Go Fast or Go Home: The Garth Hogan Story
UPDATEWe are reposting an earlier review because Garth Hogan is one of the six 2024 inductees to the International Drag Racing Hall of Fame in Florida on March 7.
Tim Hanna’s previous book One Good Run, which was published by Penguin, was about Burt Munro, the New Zealand character who set speed records at Bonneville on his highly modified Indian Scout motorcycle. His book inspired the entertaining film The World’s Fastest Indian starring Sir Anthony Hopkins.
Hanna also wrote a biography of John Britten, the talented Kiwi engineer and artist who designed and built one of the world’s finest motorcycles, the Britten V1000. Both these could have been hard acts to follow but with another New Zealander, Garth Hogan as his current subject, he has yet again come up with winner. It’s a big book. Hogan has crammed so much into his life that the author needed almost 500 pages to tell his story. And it’s quite a story.
The early part of the book concentrates on Garth’s father Ron, a talented, unconventional and somewhat taciturn man who seemed to live in an emotional straightjacket. The complicated father/son relationship is central to the Hogan story as it influences and impacts the young man and the successful adult.
Naturally, given the title of the book, there is a lot about Hogan’s need for speed: speedway; dragsters; hot rods; Bonneville records; and warbirds, but Hogan’s business success and his work for the sport, and causes that were dear to him, are well covered. He owned and ran a dragstrip, he served on the FIA Drag Racing Commission, and on the Warbirds over Wanaka Trust.
The information about dragsters was a revelation to me as I had no idea about the work and costs involved in running a Top Fuel car. It was common to replace rods, pistons, exhaust valves and the clutch between runs. It’s the same old story . . . the more you spend the faster you go, and the less time you get actually racing.
Hogan’s business success is integral to his story as it allowed him to pursue the pleasures and support the causes that were important to him. Most car enthusiasts would have rattled a can or two of VHT paint in their garage—Hogan was the man who took up the distribution of that product in New Zealand. It was the start of the success of his company, Pioneer Auto Parts. Then, when he wanted to restore a P-40 warbird rescued from the jungle of New Guinea, that project became the catalyst for the establishment of Pioneer Aero Restorations. His skirmishes with moribund bureaucracy, a belligerent tax department, and incompetent IT companies highlight the challenges to his business success.
The author makes the most of Hogan’s adventures in all the areas of his life, the first man in New Zealand under six seconds for the quarter mile; drag racing records in New Zealand and Australia; flying warbirds; aerobatics and formation flying in a Yak; and a class record at Bonneville, of 189.785 mph, with a Ford flathead-powered ’34 Highboy roadster.
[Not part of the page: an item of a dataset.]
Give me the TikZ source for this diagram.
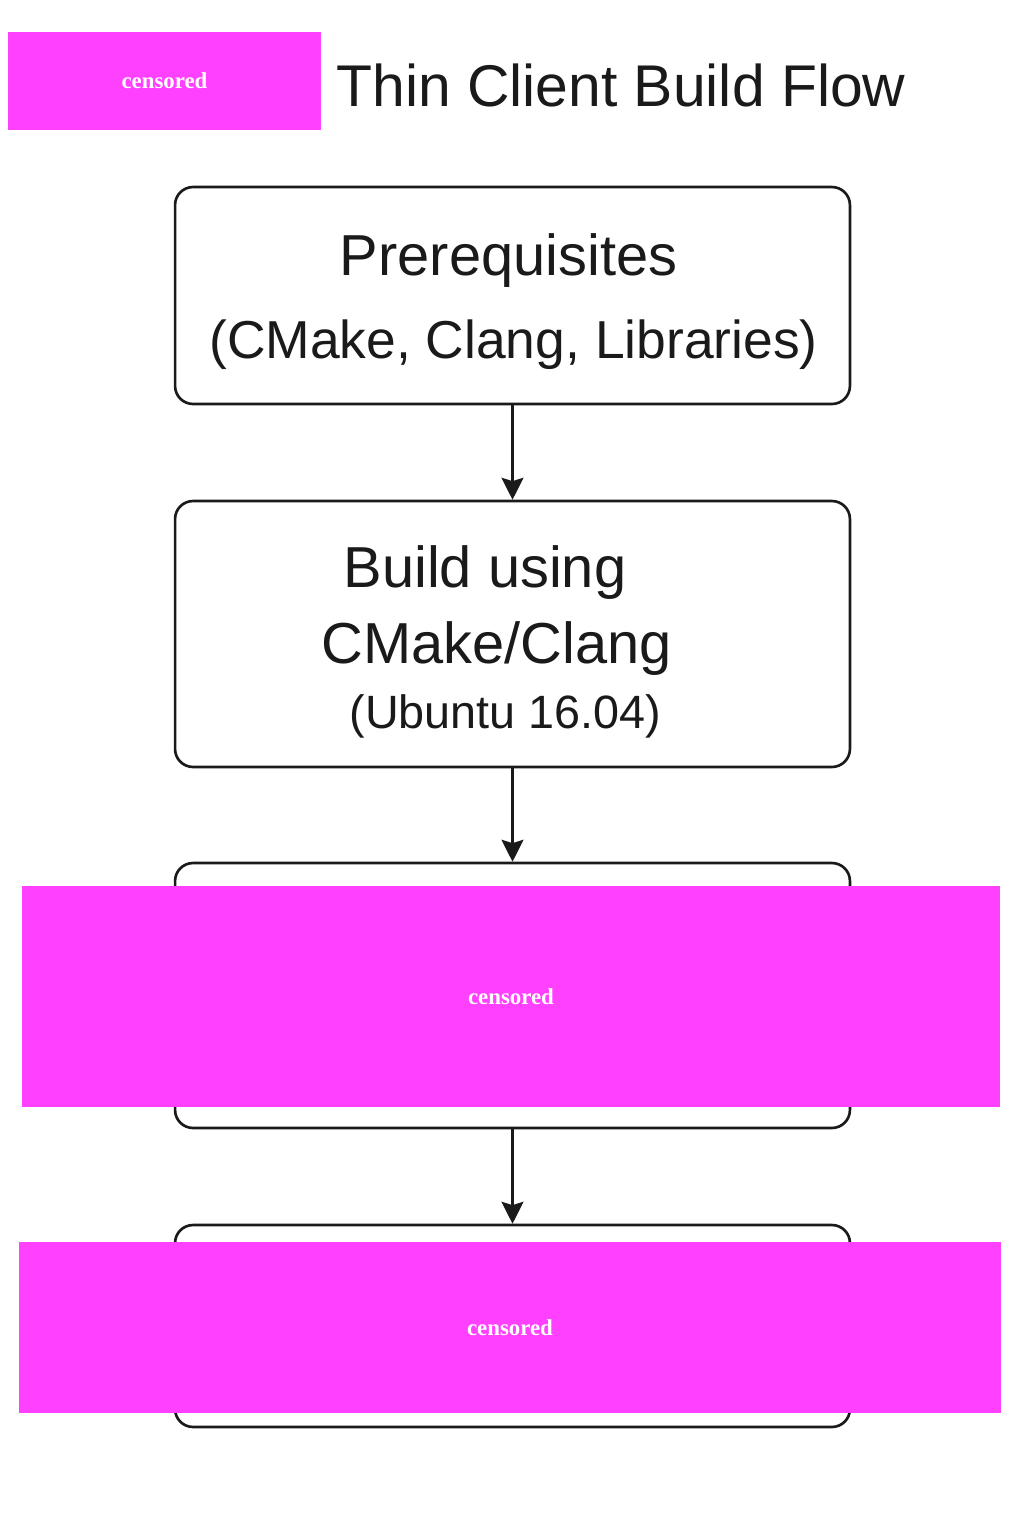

There are two sections of photos with some spectacular shots of dragsters and warbirds as well as period pictures from Hogan’s childhood and youth. There’s a stunning head-on color shot of a P-40 spitting flames and empty cartridges from two Browning machine guns.
This is an engaging and well written book that keeps you turning the pages. Its appeal will extend beyond New Zealand enthusiasts to a broad range of readers as it tells the story of an interesting, complex, and successful individual. Sadly, it lacks an index to its wealth of information, but it’s a good read.